▶ Task instructions
Please transcribe the listing below in full and word for word, without its pictures.

-- start of Supplied information --

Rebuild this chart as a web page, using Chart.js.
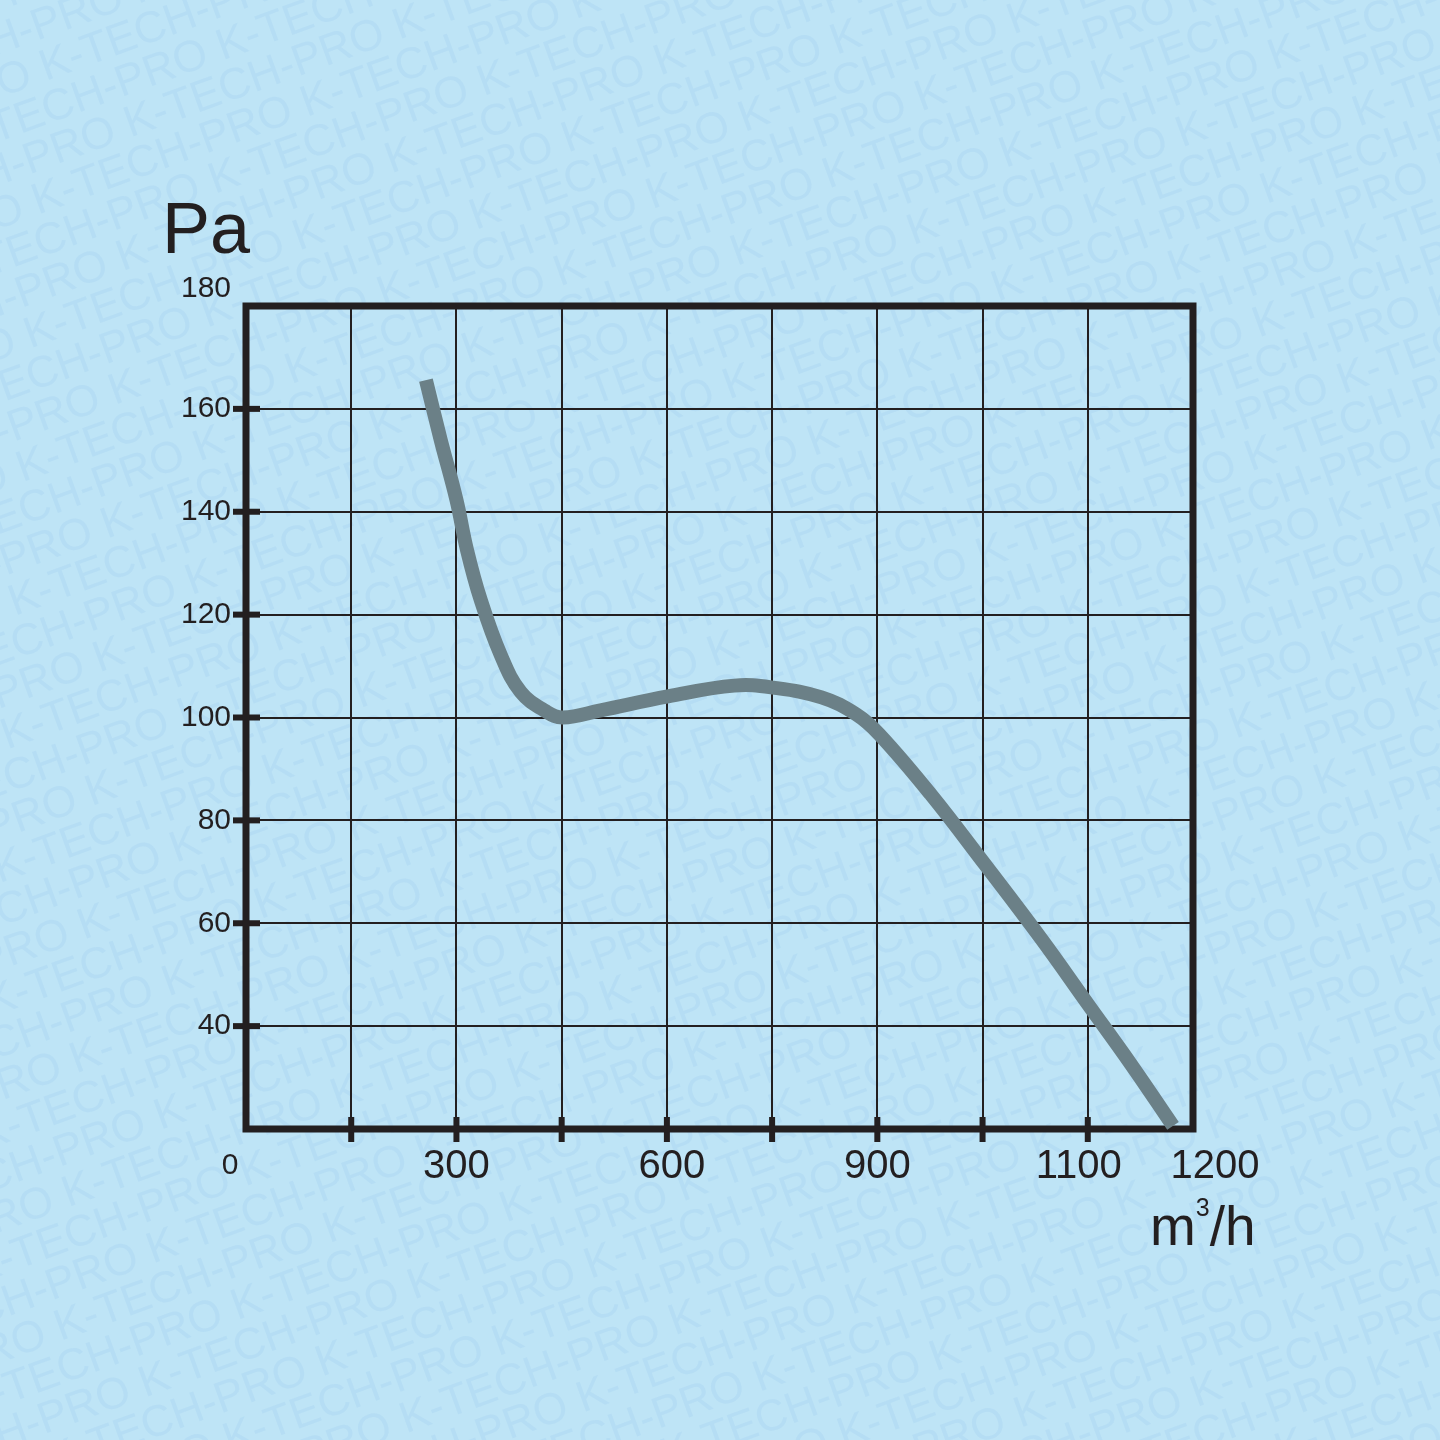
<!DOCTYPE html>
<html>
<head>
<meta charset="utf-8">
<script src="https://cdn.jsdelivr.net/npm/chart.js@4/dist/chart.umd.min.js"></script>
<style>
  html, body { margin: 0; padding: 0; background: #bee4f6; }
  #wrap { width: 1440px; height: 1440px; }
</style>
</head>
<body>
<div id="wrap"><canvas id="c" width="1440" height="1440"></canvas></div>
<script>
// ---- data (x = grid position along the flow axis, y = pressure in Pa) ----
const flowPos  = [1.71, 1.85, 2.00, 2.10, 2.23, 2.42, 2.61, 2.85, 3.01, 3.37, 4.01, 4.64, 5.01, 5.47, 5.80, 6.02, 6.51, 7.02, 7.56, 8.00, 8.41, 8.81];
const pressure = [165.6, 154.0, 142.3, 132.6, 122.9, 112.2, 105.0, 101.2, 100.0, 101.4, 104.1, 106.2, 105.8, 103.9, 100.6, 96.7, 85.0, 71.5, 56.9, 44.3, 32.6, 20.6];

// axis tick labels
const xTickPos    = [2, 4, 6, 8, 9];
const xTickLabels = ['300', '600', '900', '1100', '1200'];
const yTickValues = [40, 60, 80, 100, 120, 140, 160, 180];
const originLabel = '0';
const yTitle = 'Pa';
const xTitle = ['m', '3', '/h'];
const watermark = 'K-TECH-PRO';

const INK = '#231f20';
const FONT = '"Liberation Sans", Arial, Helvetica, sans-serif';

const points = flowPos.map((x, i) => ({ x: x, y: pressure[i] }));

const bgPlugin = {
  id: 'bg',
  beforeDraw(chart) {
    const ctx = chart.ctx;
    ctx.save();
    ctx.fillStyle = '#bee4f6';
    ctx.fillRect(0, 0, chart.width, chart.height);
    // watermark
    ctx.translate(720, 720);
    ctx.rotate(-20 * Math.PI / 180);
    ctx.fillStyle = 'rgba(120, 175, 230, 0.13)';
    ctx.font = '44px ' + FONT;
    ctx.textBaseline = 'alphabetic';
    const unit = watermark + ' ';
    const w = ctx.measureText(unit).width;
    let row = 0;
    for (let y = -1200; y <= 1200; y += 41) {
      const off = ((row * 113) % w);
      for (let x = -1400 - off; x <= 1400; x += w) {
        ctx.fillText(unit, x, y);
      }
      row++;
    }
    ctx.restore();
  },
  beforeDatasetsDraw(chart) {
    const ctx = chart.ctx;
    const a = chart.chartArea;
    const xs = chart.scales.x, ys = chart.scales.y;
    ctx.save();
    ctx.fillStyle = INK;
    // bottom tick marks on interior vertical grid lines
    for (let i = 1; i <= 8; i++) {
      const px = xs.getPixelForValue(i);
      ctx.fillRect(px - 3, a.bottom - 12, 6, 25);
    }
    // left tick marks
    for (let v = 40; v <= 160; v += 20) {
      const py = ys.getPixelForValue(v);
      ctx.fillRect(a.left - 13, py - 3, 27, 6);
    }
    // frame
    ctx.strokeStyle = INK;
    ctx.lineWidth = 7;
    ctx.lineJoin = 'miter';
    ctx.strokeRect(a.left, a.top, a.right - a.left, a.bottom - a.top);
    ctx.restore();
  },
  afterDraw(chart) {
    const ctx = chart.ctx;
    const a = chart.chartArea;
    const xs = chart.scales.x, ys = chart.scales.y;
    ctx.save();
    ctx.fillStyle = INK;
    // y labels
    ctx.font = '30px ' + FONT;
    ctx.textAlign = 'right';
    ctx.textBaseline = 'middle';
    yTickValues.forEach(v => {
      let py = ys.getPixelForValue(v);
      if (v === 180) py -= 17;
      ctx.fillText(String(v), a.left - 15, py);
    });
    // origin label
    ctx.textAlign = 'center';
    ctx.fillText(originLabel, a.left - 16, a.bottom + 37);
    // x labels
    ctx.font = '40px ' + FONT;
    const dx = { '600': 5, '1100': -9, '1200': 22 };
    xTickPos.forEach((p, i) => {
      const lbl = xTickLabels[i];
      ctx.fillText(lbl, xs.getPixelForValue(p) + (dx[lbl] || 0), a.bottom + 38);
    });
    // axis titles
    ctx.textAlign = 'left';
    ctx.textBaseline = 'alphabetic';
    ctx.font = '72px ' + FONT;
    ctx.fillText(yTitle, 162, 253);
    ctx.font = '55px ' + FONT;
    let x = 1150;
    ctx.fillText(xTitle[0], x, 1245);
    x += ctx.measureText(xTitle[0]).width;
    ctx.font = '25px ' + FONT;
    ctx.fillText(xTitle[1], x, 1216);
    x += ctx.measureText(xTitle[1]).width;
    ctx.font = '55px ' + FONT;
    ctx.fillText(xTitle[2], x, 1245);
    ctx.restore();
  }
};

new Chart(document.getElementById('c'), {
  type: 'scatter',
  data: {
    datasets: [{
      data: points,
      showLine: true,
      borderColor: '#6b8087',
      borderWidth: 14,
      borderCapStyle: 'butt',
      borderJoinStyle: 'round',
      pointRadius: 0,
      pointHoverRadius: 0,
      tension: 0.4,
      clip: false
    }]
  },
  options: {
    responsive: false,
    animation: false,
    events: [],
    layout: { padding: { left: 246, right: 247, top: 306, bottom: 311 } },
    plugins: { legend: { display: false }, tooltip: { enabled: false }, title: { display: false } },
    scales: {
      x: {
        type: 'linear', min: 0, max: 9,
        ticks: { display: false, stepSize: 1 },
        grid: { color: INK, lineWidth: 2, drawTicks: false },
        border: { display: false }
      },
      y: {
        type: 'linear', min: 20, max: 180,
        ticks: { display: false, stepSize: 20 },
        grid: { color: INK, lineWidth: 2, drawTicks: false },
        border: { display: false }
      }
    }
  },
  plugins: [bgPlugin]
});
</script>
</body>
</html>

-- end of Supplied information --

▶ Task result
Rebuild this chart as a web page, using Chart.js.
<!DOCTYPE html>
<html>
<head>
<meta charset="utf-8">
<script src="https://cdn.jsdelivr.net/npm/chart.js@4/dist/chart.umd.min.js"></script>
<style>
  html, body { margin: 0; padding: 0; background: #bee4f6; }
  #wrap { width: 1440px; height: 1440px; }
</style>
</head>
<body>
<div id="wrap"><canvas id="c" width="1440" height="1440"></canvas></div>
<script>
// ---- data (x = grid position along the flow axis, y = pressure in Pa) ----
const flowPos  = [1.71, 1.85, 2.00, 2.10, 2.23, 2.42, 2.61, 2.85, 3.01, 3.37, 4.01, 4.64, 5.01, 5.47, 5.80, 6.02, 6.51, 7.02, 7.56, 8.00, 8.41, 8.81];
const pressure = [165.6, 154.0, 142.3, 132.6, 122.9, 112.2, 105.0, 101.2, 100.0, 101.4, 104.1, 106.2, 105.8, 103.9, 100.6, 96.7, 85.0, 71.5, 56.9, 44.3, 32.6, 20.6];

// axis tick labels
const xTickPos    = [2, 4, 6, 8, 9];
const xTickLabels = ['300', '600', '900', '1100', '1200'];
const yTickValues = [40, 60, 80, 100, 120, 140, 160, 180];
const originLabel = '0';
const yTitle = 'Pa';
const xTitle = ['m', '3', '/h'];
const watermark = 'K-TECH-PRO';

const INK = '#231f20';
const FONT = '"Liberation Sans", Arial, Helvetica, sans-serif';

const points = flowPos.map((x, i) => ({ x: x, y: pressure[i] }));

const bgPlugin = {
  id: 'bg',
  beforeDraw(chart) {
    const ctx = chart.ctx;
    ctx.save();
    ctx.fillStyle = '#bee4f6';
    ctx.fillRect(0, 0, chart.width, chart.height);
    // watermark
    ctx.translate(720, 720);
    ctx.rotate(-20 * Math.PI / 180);
    ctx.fillStyle = 'rgba(120, 175, 230, 0.13)';
    ctx.font = '44px ' + FONT;
    ctx.textBaseline = 'alphabetic';
    const unit = watermark + ' ';
    const w = ctx.measureText(unit).width;
    let row = 0;
    for (let y = -1200; y <= 1200; y += 41) {
      const off = ((row * 113) % w);
      for (let x = -1400 - off; x <= 1400; x += w) {
        ctx.fillText(unit, x, y);
      }
      row++;
    }
    ctx.restore();
  },
  beforeDatasetsDraw(chart) {
    const ctx = chart.ctx;
    const a = chart.chartArea;
    const xs = chart.scales.x, ys = chart.scales.y;
    ctx.save();
    ctx.fillStyle = INK;
    // bottom tick marks on interior vertical grid lines
    for (let i = 1; i <= 8; i++) {
      const px = xs.getPixelForValue(i);
      ctx.fillRect(px - 3, a.bottom - 12, 6, 25);
    }
    // left tick marks
    for (let v = 40; v <= 160; v += 20) {
      const py = ys.getPixelForValue(v);
      ctx.fillRect(a.left - 13, py - 3, 27, 6);
    }
    // frame
    ctx.strokeStyle = INK;
    ctx.lineWidth = 7;
    ctx.lineJoin = 'miter';
    ctx.strokeRect(a.left, a.top, a.right - a.left, a.bottom - a.top);
    ctx.restore();
  },
  afterDraw(chart) {
    const ctx = chart.ctx;
    const a = chart.chartArea;
    const xs = chart.scales.x, ys = chart.scales.y;
    ctx.save();
    ctx.fillStyle = INK;
    // y labels
    ctx.font = '30px ' + FONT;
    ctx.textAlign = 'right';
    ctx.textBaseline = 'middle';
    yTickValues.forEach(v => {
      let py = ys.getPixelForValue(v);
      if (v === 180) py -= 17;
      ctx.fillText(String(v), a.left - 15, py);
    });
    // origin label
    ctx.textAlign = 'center';
    ctx.fillText(originLabel, a.left - 16, a.bottom + 37);
    // x labels
    ctx.font = '40px ' + FONT;
    const dx = { '600': 5, '1100': -9, '1200': 22 };
    xTickPos.forEach((p, i) => {
      const lbl = xTickLabels[i];
      ctx.fillText(lbl, xs.getPixelForValue(p) + (dx[lbl] || 0), a.bottom + 38);
    });
    // axis titles
    ctx.textAlign = 'left';
    ctx.textBaseline = 'alphabetic';
    ctx.font = '72px ' + FONT;
    ctx.fillText(yTitle, 162, 253);
    ctx.font = '55px ' + FONT;
    let x = 1150;
    ctx.fillText(xTitle[0], x, 1245);
    x += ctx.measureText(xTitle[0]).width;
    ctx.font = '25px ' + FONT;
    ctx.fillText(xTitle[1], x, 1216);
    x += ctx.measureText(xTitle[1]).width;
    ctx.font = '55px ' + FONT;
    ctx.fillText(xTitle[2], x, 1245);
    ctx.restore();
  }
};

new Chart(document.getElementById('c'), {
  type: 'scatter',
  data: {
    datasets: [{
      data: points,
      showLine: true,
      borderColor: '#6b8087',
      borderWidth: 14,
      borderCapStyle: 'butt',
      borderJoinStyle: 'round',
      pointRadius: 0,
      pointHoverRadius: 0,
      tension: 0.4,
      clip: false
    }]
  },
  options: {
    responsive: false,
    animation: false,
    events: [],
    layout: { padding: { left: 246, right: 247, top: 306, bottom: 311 } },
    plugins: { legend: { display: false }, tooltip: { enabled: false }, title: { display: false } },
    scales: {
      x: {
        type: 'linear', min: 0, max: 9,
        ticks: { display: false, stepSize: 1 },
        grid: { color: INK, lineWidth: 2, drawTicks: false },
        border: { display: false }
      },
      y: {
        type: 'linear', min: 20, max: 180,
        ticks: { display: false, stepSize: 20 },
        grid: { color: INK, lineWidth: 2, drawTicks: false },
        border: { display: false }
      }
    }
  },
  plugins: [bgPlugin]
});
</script>
</body>
</html>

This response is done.